Beginning February 27, 2023, companies with early-stage, high-risk medical devices will have the opportunity to start submitting letters of interest to participate in the European Medicines Agency (EMA) scientific advice pilot. This pilot will give an opportunity for ten companies of innovative devices to receive scientific input from experts on clinical trial plans intending to facilitate certification under the EU Medical Device Regulation (EU MDR). The scope of the pilot will include only medical devices and does not apply to In Vitro Diagnostics.
EU policymakers have recently approved compliance extensions, in the hopes of relieving pressure off many legacy devices that still need to transition to the EU MDR. Device groups have suggested that more “needs to be done to smooth the transition to the new regulation for the new devices, particularly innovative products developed by small companies.”1 With that said, the new EMA pilot will be conducted in two phases and will leverage the ten clinical specialty-focused expert panels, established as part of the EU MDR, to provide early advice to developers of innovative devices to also help avoid challenges later in the CE marking process. The ten clinical specialty expert panels are:
- Orthopedics, traumatology, rehabilitation, rheumatology
- Circulatory system
- Respiratory system, anesthesiology, intensive care
- Endocrinology and diabetes
- General and plastic surgery and dentistry
- Obstetrics and gynecology, including reproductive medicine
- Gastroenterology and hepatology
- Nephrology and urology
What the pilot looks like…
A firm that is interested will submit their clinical development plans and advice will be provided prior to the company initiating a clinical study. Feedback will not be provided by organizations that performs certification assessment, rather it will be provided by outside clinical specialty experts. The program will be voluntary and medical device developers will not be obliged to follow the advice provided, but EMA officials have stressed the importance of documenting any deviations from the recommended strategy so that the notified body can understand the full picture.

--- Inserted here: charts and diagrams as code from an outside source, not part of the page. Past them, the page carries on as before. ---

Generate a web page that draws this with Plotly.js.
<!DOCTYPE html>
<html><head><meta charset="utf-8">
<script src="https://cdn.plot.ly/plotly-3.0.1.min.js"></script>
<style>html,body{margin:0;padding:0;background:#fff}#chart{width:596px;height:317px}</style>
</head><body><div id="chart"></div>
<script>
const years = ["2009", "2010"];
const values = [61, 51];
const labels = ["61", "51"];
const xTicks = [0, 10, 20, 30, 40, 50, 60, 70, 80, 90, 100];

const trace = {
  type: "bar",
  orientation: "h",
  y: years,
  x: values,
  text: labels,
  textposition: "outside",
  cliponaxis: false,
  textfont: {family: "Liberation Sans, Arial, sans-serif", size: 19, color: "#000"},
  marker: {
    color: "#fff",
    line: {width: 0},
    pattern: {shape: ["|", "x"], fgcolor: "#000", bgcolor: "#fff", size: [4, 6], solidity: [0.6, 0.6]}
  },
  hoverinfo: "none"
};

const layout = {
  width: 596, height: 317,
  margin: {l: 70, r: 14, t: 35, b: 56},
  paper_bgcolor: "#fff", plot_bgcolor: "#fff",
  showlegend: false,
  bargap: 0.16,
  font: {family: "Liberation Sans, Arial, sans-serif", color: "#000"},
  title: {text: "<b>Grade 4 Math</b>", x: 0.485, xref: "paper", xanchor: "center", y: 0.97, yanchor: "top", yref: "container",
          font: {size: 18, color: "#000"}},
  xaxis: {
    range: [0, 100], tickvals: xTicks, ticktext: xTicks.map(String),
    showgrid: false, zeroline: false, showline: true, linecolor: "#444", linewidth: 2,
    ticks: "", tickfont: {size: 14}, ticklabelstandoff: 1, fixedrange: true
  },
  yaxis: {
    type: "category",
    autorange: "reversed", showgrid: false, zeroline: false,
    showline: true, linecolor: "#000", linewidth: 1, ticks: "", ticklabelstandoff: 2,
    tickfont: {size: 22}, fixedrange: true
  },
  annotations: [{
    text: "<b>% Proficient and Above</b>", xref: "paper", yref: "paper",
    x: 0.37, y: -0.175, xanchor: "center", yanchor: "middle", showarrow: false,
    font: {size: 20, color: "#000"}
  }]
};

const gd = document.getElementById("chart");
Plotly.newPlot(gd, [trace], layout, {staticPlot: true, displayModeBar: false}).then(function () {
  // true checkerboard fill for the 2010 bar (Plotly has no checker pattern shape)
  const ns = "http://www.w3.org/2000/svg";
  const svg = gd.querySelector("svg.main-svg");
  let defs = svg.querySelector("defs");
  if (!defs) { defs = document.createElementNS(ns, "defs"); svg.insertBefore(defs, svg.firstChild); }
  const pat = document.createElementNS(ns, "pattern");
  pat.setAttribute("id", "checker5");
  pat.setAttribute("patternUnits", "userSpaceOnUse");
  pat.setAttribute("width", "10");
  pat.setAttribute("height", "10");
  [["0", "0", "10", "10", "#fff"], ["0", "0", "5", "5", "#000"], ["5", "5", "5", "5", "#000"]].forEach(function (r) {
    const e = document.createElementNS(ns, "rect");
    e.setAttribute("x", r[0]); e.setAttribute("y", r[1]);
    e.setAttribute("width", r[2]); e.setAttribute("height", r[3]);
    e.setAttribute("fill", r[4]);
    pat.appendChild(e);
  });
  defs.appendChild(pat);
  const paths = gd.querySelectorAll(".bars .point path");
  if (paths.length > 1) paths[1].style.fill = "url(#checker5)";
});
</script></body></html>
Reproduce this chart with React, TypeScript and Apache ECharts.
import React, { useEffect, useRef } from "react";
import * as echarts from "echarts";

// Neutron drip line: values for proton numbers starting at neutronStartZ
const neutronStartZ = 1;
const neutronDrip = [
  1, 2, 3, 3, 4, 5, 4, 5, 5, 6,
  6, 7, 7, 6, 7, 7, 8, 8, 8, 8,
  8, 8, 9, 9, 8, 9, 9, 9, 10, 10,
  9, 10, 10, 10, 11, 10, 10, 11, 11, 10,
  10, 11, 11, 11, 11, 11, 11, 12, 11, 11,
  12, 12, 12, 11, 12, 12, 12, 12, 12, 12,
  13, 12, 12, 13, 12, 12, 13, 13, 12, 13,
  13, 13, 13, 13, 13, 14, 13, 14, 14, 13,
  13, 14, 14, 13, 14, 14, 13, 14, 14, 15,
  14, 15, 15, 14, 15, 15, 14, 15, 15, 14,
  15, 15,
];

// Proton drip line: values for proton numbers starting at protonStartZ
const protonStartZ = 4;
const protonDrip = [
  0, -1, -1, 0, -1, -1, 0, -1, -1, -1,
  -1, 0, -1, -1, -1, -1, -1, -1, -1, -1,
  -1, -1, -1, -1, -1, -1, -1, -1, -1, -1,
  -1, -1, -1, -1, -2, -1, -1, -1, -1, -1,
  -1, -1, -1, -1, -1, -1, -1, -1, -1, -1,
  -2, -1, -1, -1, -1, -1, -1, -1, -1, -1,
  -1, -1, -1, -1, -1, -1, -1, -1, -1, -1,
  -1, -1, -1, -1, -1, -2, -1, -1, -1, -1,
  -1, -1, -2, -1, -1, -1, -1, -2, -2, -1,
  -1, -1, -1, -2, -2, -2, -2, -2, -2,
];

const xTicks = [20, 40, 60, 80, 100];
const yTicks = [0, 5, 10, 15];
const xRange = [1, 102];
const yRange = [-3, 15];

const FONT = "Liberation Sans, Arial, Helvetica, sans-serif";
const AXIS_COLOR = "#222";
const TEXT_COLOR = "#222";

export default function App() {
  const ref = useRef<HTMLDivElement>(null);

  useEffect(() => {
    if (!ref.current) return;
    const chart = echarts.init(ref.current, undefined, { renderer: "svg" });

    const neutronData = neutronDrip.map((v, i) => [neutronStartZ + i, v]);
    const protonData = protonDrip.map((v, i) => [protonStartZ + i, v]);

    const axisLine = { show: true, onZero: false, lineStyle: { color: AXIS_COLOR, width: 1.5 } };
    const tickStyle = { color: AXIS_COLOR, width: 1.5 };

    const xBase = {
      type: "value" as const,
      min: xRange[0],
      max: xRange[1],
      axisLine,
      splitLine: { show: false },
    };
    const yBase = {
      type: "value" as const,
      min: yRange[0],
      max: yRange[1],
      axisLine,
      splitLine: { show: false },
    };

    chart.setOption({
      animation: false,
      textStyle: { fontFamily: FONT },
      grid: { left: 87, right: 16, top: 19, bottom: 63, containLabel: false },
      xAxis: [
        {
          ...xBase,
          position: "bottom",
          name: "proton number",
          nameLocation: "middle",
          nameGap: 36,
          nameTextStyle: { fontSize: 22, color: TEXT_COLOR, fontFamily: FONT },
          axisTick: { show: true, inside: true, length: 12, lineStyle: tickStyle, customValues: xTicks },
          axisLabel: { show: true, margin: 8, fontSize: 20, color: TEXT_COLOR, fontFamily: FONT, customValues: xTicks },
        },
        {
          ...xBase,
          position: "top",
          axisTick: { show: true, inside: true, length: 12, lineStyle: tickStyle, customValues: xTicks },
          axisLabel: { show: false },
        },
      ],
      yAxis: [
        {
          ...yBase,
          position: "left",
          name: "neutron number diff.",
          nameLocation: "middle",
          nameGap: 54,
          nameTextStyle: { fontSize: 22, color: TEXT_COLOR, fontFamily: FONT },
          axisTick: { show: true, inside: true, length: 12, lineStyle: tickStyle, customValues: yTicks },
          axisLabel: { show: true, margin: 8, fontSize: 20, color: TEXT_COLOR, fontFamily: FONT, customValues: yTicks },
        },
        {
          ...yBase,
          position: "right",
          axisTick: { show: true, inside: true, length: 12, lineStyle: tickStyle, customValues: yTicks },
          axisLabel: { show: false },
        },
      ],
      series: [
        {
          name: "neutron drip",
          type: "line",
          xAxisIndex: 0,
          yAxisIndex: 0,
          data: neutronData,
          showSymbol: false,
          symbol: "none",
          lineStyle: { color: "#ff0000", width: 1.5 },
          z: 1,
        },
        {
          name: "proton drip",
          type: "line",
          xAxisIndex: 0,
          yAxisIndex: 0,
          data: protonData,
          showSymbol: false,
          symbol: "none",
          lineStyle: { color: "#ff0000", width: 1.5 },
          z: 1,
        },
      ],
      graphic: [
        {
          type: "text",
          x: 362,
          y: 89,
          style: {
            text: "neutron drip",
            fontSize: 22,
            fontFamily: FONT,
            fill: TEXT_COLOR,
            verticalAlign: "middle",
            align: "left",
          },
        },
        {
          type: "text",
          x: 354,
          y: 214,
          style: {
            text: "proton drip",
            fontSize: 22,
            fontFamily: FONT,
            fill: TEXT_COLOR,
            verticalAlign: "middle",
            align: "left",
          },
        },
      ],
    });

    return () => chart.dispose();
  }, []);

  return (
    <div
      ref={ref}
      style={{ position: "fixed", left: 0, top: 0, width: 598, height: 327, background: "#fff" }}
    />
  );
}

Although not mandatory to qualify for the pilot, the following is a criteria that will be considered by the EMA:
- Whether a product addresses a rare condition (orphan device)
- Whether a product addresses an unmet need
- Whether a product is a novel device with a “possible major clinical or health impact”
The pilot is based on a letter of interest that can be submitted starting February 27th, 2023, followed by a pre-submission meeting that will be set up with the relevant expert panel to assist the manufacturer in developing questions/answers for the full application. The panel will respond with recommendations by the 60-day mark, and converse with the respective company for clarifications before delivering the final report.
Source: European Medicines Agency, Miguel Antunes, Information Session, January 25, 2023
Important to note…
The pilot scientific advice will end around January or February of 2024. Upon the completion of the program, a survey will go out to the respective participated firms from the EMA to evaluate the process. The pilot will fully be funded by the EU, however, post-pilot will rely on company fees. There are still portions of the pilot that are under development. For example, there is discussion still about making public specific recommendations provided by expert panels to the company or rather to provide public summaries of recommendations to assist other manufacturers of similar devices.
CALL TO ACTION
If you are a manufacturer with a high-risk, innovative device and would like to have the opportunity to receive early feedback from the EU expert panels on clinical trial planning to help facilitate the EU MDR assessment process, be sure to submit your letter of interest beginning February 27th.